PM Haider al-Abadi announces ground operation to retake the northern city, telling ISIL fighters ‘surrender, or die’.
US-backed Iraqi forces on Tuesday said they were making gains in their ongoing push to dislodge fighters from the Islamic State of Iraq and the Levant (ISIL, also known as ISIS) group from the northern city of Tal Afar, as the Pentagon chief made a surprise visit to Iraq in a show of support.
The joint Iraqi forces took control of al-Jazirah area, on the eastern side of Tal Afar, as troops and members of the Shia Popular Mobilisation forces started heading towards the city centre, a security source told the DPA news agency.
ISIL fighters, estimated to number up to 1,000, reportedly responded with artillery fire, as government forces massed outside the city. The city has been under ISIL control since 2014.
Al Jazeera’s Osama bin Javaid, reporting from Erbil in northern Iraq, quoted military sources as saying that forces are moving in from the western and northeastern front of the city, adding that they have taken control of an oil refinery “and breached the city’s walls”.
“Their movement was swift earlier, but now the real battle begins,” he said on Tuesday, the third day since the start of the offensive.
Army, police and units of the Popular Mobilisation forces also took “full control” of Tal Afar’s al-Kifah and al-Nur districts, Popular Mobilisation spokesman Ahmed al-Assadi was quoted by the AFP news agency as saying.
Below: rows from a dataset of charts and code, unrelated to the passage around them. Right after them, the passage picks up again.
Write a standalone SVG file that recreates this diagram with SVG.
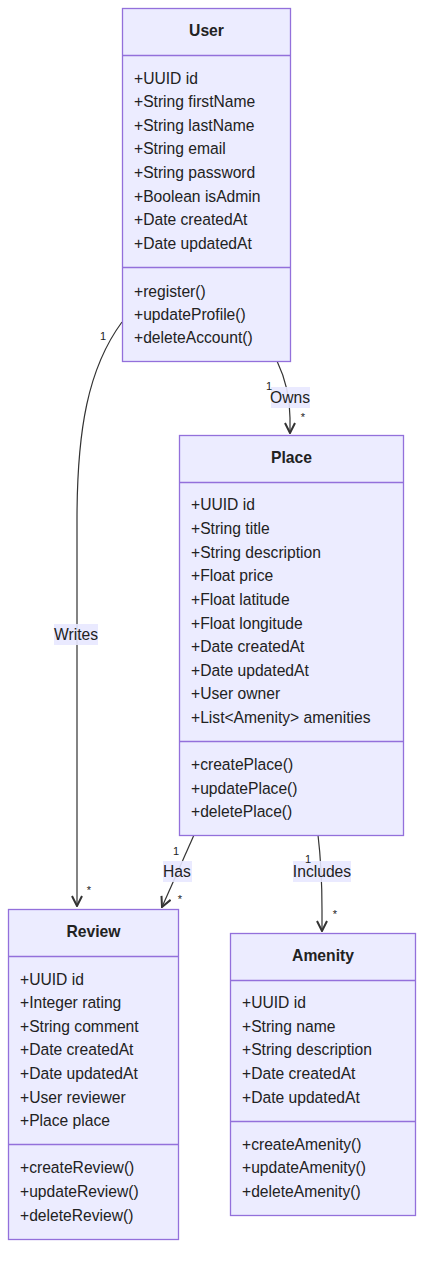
<svg xmlns="http://www.w3.org/2000/svg" width="431" height="1268" viewBox="0 0 431 1268">
<style>
.box{fill:#ECECFF;stroke:#9370DB;stroke-width:1.3}
.div{stroke:#9370DB;stroke-width:1.3}
text{font-family:"Liberation Sans",Arial,sans-serif;fill:#222}
.t{font-size:15.7px;font-weight:bold;text-anchor:middle}
.m{font-size:15.65px}
.e{stroke:#333;stroke-width:1.2;fill:none}
.lb{fill:#E8E8FF;opacity:0.9}
.lt{font-size:15.65px;text-anchor:middle}
.c{font-size:11px;text-anchor:middle}
</style>
<defs>
<marker id="arr" viewBox="0 0 12 12" refX="11" refY="6" markerWidth="12" markerHeight="12" markerUnits="userSpaceOnUse" orient="auto">
<path d="M1,1 L11,6 L1,11" fill="none" stroke="#333" stroke-width="2"/>
</marker>
</defs>
<g id="connectors">
<path class="e" d="M122,322 C88,368 77,430 77,520 L77,906" marker-end="url(#arr)"/>
<path class="e" d="M277,361 C286,380 290,400 290,418 L290,433" marker-end="url(#arr)"/>
<path class="e" d="M194,835 L162,907" marker-end="url(#arr)"/>
<path class="e" d="M318,835 C321,860 322,880 322,910 L322,931" marker-end="url(#arr)"/>
<rect class="lb" x="54" y="624" width="44" height="21"/>
<text class="lt" x="76" y="640">Writes</text>
<rect class="lb" x="271" y="387" width="39" height="21"/>
<text class="lt" x="290" y="403">Owns</text>
<rect class="lb" x="163" y="861" width="29" height="21"/>
<text class="lt" x="177" y="877">Has</text>
<rect class="lb" x="293" y="861" width="58" height="21"/>
<text class="lt" x="322" y="877">Includes</text>
<text class="c" x="103" y="340">1</text>
<text class="c" x="89" y="894">*</text>
<text class="c" x="269" y="390">1</text>
<text class="c" x="303" y="421">*</text>
<text class="c" x="176" y="855">1</text>
<text class="c" x="180" y="903">*</text>
<text class="c" x="308" y="863">1</text>
<text class="c" x="335" y="918">*</text>
</g>
<g id="User">
<rect class="box" x="122.5" y="8.5" width="168" height="353"/>
<line class="div" x1="122.5" y1="55.5" x2="290.5" y2="55.5"/>
<line class="div" x1="122.5" y1="267.5" x2="290.5" y2="267.5"/>
<text class="t" x="206.5" y="36">User</text>
<text class="m" x="134" y="84">+UUID id</text>
<text class="m" x="134" y="107">+String firstName</text>
<text class="m" x="134" y="131">+String lastName</text>
<text class="m" x="134" y="154">+String email</text>
<text class="m" x="134" y="178">+String password</text>
<text class="m" x="134" y="202">+Boolean isAdmin</text>
<text class="m" x="134" y="225">+Date createdAt</text>
<text class="m" x="134" y="249">+Date updatedAt</text>
<text class="m" x="134" y="297">+register()</text>
<text class="m" x="134" y="320">+updateProfile()</text>
<text class="m" x="134" y="343">+deleteAccount()</text>
</g>
<g id="Place">
<rect class="box" x="179.5" y="435.5" width="224" height="400"/>
<line class="div" x1="179.5" y1="482.5" x2="403.5" y2="482.5"/>
<line class="div" x1="179.5" y1="741.5" x2="403.5" y2="741.5"/>
<text class="t" x="291.5" y="463">Place</text>
<text class="m" x="191" y="510">+UUID id</text>
<text class="m" x="191" y="534">+String title</text>
<text class="m" x="191" y="558">+String description</text>
<text class="m" x="191" y="581">+Float price</text>
<text class="m" x="191" y="605">+Float latitude</text>
<text class="m" x="191" y="629">+Float longitude</text>
<text class="m" x="191" y="652">+Date createdAt</text>
<text class="m" x="191" y="676">+Date updatedAt</text>
<text class="m" x="191" y="699">+User owner</text>
<text class="m" x="191" y="723">+List&lt;Amenity&gt; amenities</text>
<text class="m" x="191" y="770">+createPlace()</text>
<text class="m" x="191" y="794">+updatePlace()</text>
<text class="m" x="191" y="817">+deletePlace()</text>
</g>
<g id="Review">
<rect class="box" x="8.5" y="909.5" width="170" height="330"/>
<line class="div" x1="8.5" y1="956.5" x2="178.5" y2="956.5"/>
<line class="div" x1="8.5" y1="1144.5" x2="178.5" y2="1144.5"/>
<text class="t" x="93.5" y="937">Review</text>
<text class="m" x="20" y="985">+UUID id</text>
<text class="m" x="20" y="1008">+Integer rating</text>
<text class="m" x="20" y="1032">+String comment</text>
<text class="m" x="20" y="1055">+Date createdAt</text>
<text class="m" x="20" y="1079">+Date updatedAt</text>
<text class="m" x="20" y="1103">+User reviewer</text>
<text class="m" x="20" y="1126">+Place place</text>
<text class="m" x="20" y="1173">+createReview()</text>
<text class="m" x="20" y="1197">+updateReview()</text>
<text class="m" x="20" y="1221">+deleteReview()</text>
</g>
<g id="Amenity">
<rect class="box" x="230.5" y="933.5" width="185" height="282"/>
<line class="div" x1="230.5" y1="980.5" x2="415.5" y2="980.5"/>
<line class="div" x1="230.5" y1="1121.5" x2="415.5" y2="1121.5"/>
<text class="t" x="323" y="961">Amenity</text>
<text class="m" x="242" y="1008">+UUID id</text>
<text class="m" x="242" y="1032">+String name</text>
<text class="m" x="242" y="1055">+String description</text>
<text class="m" x="242" y="1079">+Date createdAt</text>
<text class="m" x="242" y="1103">+Date updatedAt</text>
<text class="m" x="242" y="1150">+createAmenity()</text>
<text class="m" x="242" y="1173">+updateAmenity()</text>
<text class="m" x="242" y="1197">+deleteAmenity()</text>
</g>
</svg>
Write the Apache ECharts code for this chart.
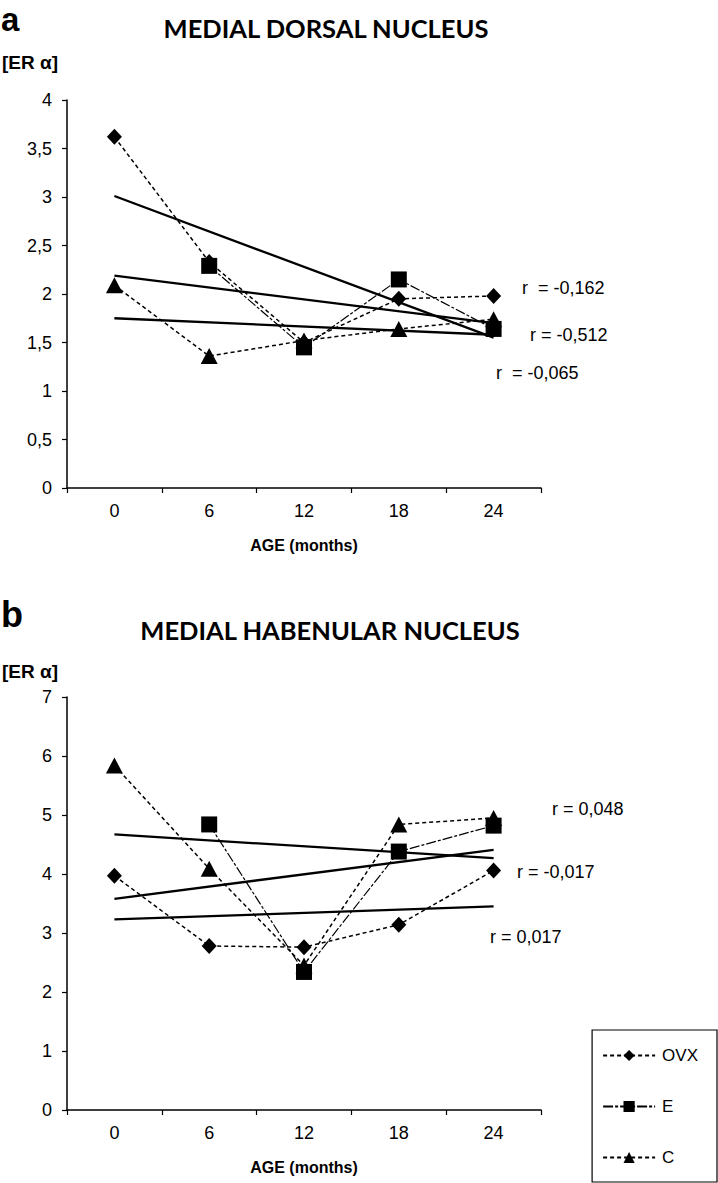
<!DOCTYPE html>
<html>
<head>
<meta charset="utf-8">
<script src="https://cdn.jsdelivr.net/npm/echarts@6/dist/echarts.min.js"></script>
<style>
html,body{margin:0;padding:0;background:#fff;}
#chart{width:718px;height:1183px;}
</style>
</head>
<body>
<div id="chart"></div>
<script>
// ---- data ----
const categories = ['0', '6', '12', '18', '24'];
const seriesNames = ['OVX', 'E', 'C'];

// panel a: medial dorsal nucleus
const dorsalOVX = [3.62, 2.33, 1.50, 1.95, 1.98];
const dorsalE   = [null, 2.29, 1.45, 2.15, 1.64];
const dorsalC   = [2.09, 1.36, 1.52, 1.64, 1.74];
// trend lines (start at 0 months, end at 24 months)
const dorsalTrendOVX = [3.01, null, null, null, 1.55];
const dorsalTrendE   = [2.19, null, null, null, 1.70];
const dorsalTrendC   = [1.75, null, null, null, 1.58];
const dorsalR = ['r  = -0,162', 'r = -0,512', 'r  = -0,065'];
const dorsalYMax = 4, dorsalYStep = 0.5;

// panel b: medial habenular nucleus
const habOVX = [3.97, 2.78, 2.76, 3.14, 4.06];
const habE   = [null, 4.84, 2.34, 4.38, 4.82];
const habC   = [5.84, 4.09, 2.45, 4.84, 4.95];
const habTrendC   = [4.67, null, null, null, 4.27];
const habTrendE   = [3.58, null, null, null, 4.41];
const habTrendOVX = [3.23, null, null, null, 3.45];
const habR = ['r = 0,048', 'r = -0,017', 'r = 0,017'];
const habYMax = 7, habYStep = 1;

const titles = ['MEDIAL DORSAL NUCLEUS', 'MEDIAL HABENULAR NUCLEUS'];
const panelLetters = ['a', 'b'];
const yName = '[ER α]';
const xName = 'AGE (months)';

// ---- styles ----
const SANS = "'Liberation Sans', Arial, sans-serif";
const styles = {
  OVX: { symbol: 'diamond', symbolSize: [15, 16], line: { type: [4, 3], width: 1.5 } },
  E:   { symbol: 'rect', symbolSize: [16, 16], line: { type: [10, 2, 3, 2], width: 1.2 } },
  C:   { symbol: 'triangle', symbolSize: [17, 16], line: { type: [4, 3], width: 1.5 } }
};

function dataSeries(name, data, idx) {
  const s = styles[name];
  return {
    name: name, type: 'line', data: data, xAxisIndex: idx, yAxisIndex: idx,
    symbol: s.symbol, symbolSize: s.symbolSize, showAllSymbol: true,
    itemStyle: { color: '#000' },
    lineStyle: { color: '#000', width: s.line.width, type: s.line.type },
    connectNulls: false, z: 3, silent: true
  };
}
function trendSeries(data, idx) {
  return {
    type: 'line', data: data, xAxisIndex: idx, yAxisIndex: idx,
    symbol: 'none', connectNulls: true,
    lineStyle: { color: '#000', width: 2.3, type: 'solid' },
    z: 2, silent: true
  };
}
function fmt(v) { return String(v).replace('.', ','); }

const xAxisBase = {
  type: 'category', data: categories, boundaryGap: true,
  axisLine: { lineStyle: { color: '#000', width: 1.5 } },
  axisTick: { show: true, length: 5, alignWithLabel: false, lineStyle: { color: '#000', width: 1.2 } },
  axisLabel: { color: '#000', fontSize: 18, fontFamily: SANS, margin: 14 },
  name: xName, nameLocation: 'middle', nameGap: 49,
  nameTextStyle: { color: '#000', fontSize: 16, fontWeight: 'bold', fontFamily: SANS },
  splitLine: { show: false }
};
function yAxisBase(max, step) {
  return {
    type: 'value', min: 0, max: max, interval: step,
    axisLine: { show: true, lineStyle: { color: '#000', width: 1.5 } },
    axisTick: { show: true, length: 5, lineStyle: { color: '#000', width: 1.2 } },
    axisLabel: { color: '#000', fontSize: 18, fontFamily: SANS, margin: 15, formatter: fmt },
    splitLine: { show: false }
  };
}

function txt(text, x, y, font, align, vAlign) {
  return { type: 'text', x: x, y: y, silent: true,
    style: { text: text, font: font, fill: '#000', align: align || 'left', verticalAlign: vAlign || 'middle' } };
}

const graphics = [
  txt(panelLetters[0], 1, 3, "bold 33px " + SANS, 'left', 'top'),
  txt(panelLetters[1], 1, 614, "bold 36px " + SANS),
  txt(titles[0], 326, 28, "bold 25.5px Lato, 'Open Sans', sans-serif", 'center'),
  txt(titles[1], 330, 630, "bold 25.5px Lato, 'Open Sans', sans-serif", 'center'),
  txt(yName, 2, 62, "bold 19px " + SANS),
  txt(yName, 2, 671, "bold 19px " + SANS),
  txt(dorsalR[0], 522, 288, "18px " + SANS),
  txt(dorsalR[1], 530, 335, "18px " + SANS),
  txt(dorsalR[2], 496, 373, "18px " + SANS),
  txt(habR[0], 552, 809, "18px " + SANS),
  txt(habR[1], 517, 872, "18px " + SANS),
  txt(habR[2], 490, 937, "18px " + SANS)
];

const option = {
  animation: false,
  backgroundColor: '#fff',
  grid: [
    { left: 67, top: 100, width: 474, height: 388, containLabel: false },
    { left: 67, top: 697, width: 474, height: 413, containLabel: false }
  ],
  xAxis: [
    Object.assign({ gridIndex: 0 }, xAxisBase),
    Object.assign({ gridIndex: 1 }, xAxisBase)
  ],
  yAxis: [
    Object.assign({ gridIndex: 0 }, yAxisBase(dorsalYMax, dorsalYStep)),
    Object.assign({ gridIndex: 1 }, yAxisBase(habYMax, habYStep))
  ],
  legend: {
    data: seriesNames, orient: 'vertical', right: 1, bottom: 1,
    itemWidth: 52, itemHeight: 14, itemGap: 34,
    padding: [17, 19, 16, 10],
    borderColor: '#000', borderWidth: 1.2, borderRadius: 0,
    selectedMode: false,
    textStyle: { color: '#000', fontSize: 17, lineHeight: 14, fontFamily: SANS, padding: [0, 0, 0, 2] }
  },
  graphic: graphics,
  series: [
    trendSeries(dorsalTrendOVX, 0),
    trendSeries(dorsalTrendE, 0),
    trendSeries(dorsalTrendC, 0),
    dataSeries('OVX', dorsalOVX, 0),
    dataSeries('E', dorsalE, 0),
    dataSeries('C', dorsalC, 0),
    trendSeries(habTrendC, 1),
    trendSeries(habTrendE, 1),
    trendSeries(habTrendOVX, 1),
    dataSeries('OVX', habOVX, 1),
    dataSeries('E', habE, 1),
    dataSeries('C', habC, 1)
  ]
};

const chart = echarts.init(document.getElementById('chart'), null, { renderer: 'svg' });
chart.setOption(option);
</script>
</body>
</html>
Assadi said Iraqi forces had encircled the city despite “intense” fighting, adding that the offensive would likely last for weeks.
In his weekly press conference, Iraqi Prime Minister Haider al-Abadi described Tuesday’s progress as “excellent”, calling it an “indication of the enemy’s collapse”.
Tal Afar, located some 70km west of the recently recaptured city of Mosul, is a key ISIL hub between Iraq’s second largest city and the Syrian border.
In July, Iraqi troops, supported by the forces of a US-led coalition, routed ISIL in Mosul, allowing it to advance into Tal Afar on Sunday. ISIL still controls other areas in the south and west of Mosul.
The latest offensive has forced thousands of people to flee to the country’s Kurdish region, according to the United Nations.
On Tuesday, Al Jazeera’s bin Javaid reported that fleeing residents had to travel 10 to 20 hours to escape the fighting.
“It’s a very desperate picture. Some people weren’t even fully-clothed … as they tried to reach safety,” he said.
Since Friday, more than 3,000 people had arrived at two emergency sites, many with just the clothes on their back, according to the International Organization for Migration (IOM).
“These internally displaced persons (IDPs) carried a minimal amount of clothes; some only had what they wore, some were partially clothed,” IOM said in a statement, adding that thousands more are expected to flee in the coming days.
Most of the residents had to walk for hours in arduous conditions before reaching safe areas, the statement said. Many “arrive exhausted and in poor health, often with critical levels of malnutrition among children, some unable to move.”
UNHCR, the UN’s refugee agency also said it had received some 9,000 people at the Hamman al-Alil transit centre in the past week, and it was preparing to accommodate nearly 30,000 more.
“Food and water are running out, and people lack the basic necessities to survive,” said Lise Grande, the UN’s humanitarian coordinator in Iraq, adding that families are trekking “in extreme heat to reach mustering points. They are arriving exhausted and dehydrated”.
As the fighting continues, US Defence Secretary James Mattis, who made an unannounced visit to Iraq, declared that “ISIS is on the run”, following his meeting with Iraqi Prime Minister Haider al-Abadi in Baghdad.
“Today, the security for the Iraqi people has been greatly improved,” Mattis said. “Cities have been liberated. People are free from ISIS … the economy is recovering.”
But Mattis declined to make any predictions on the battle.
“ISIS’s days are certainly numbered, but it’s not over yet, and it’s not going to be over anytime soon,” he said.
Mattis then left for Erbil, the capital of Iraq’s Kurdish semi-autonomous region, where he is scheduled to hold a meeting with President Massoud Barzani.
A key sticking point in the meeting is Iraqi Kurdistan’s plan for an independence referendum on September 25, strongly opposed by the US and Baghdad.
Barzani, who has so far resisted international pressure to delay the referendum, said the vote would not be postponed “for the Kurds’ own good” despite reports that the US administration is critical of the vote, according to Kurdish news website Rudaw.
“Waiting for Baghdad to approve the referendum is dangerous,” said Barzani. “The Kurds have agreed to start a new page with Baghdad, but the Baghdad government’s mentality has not changed,” he added.
The Iraqi constitution “gives us the right to self-determination.”
Brett McGurk, the White House envoy to the anti-ISIL coalition, told the Associated Press news agency that a referendum at this time “would be potentially catastrophic to the counter-ISIS campaign”.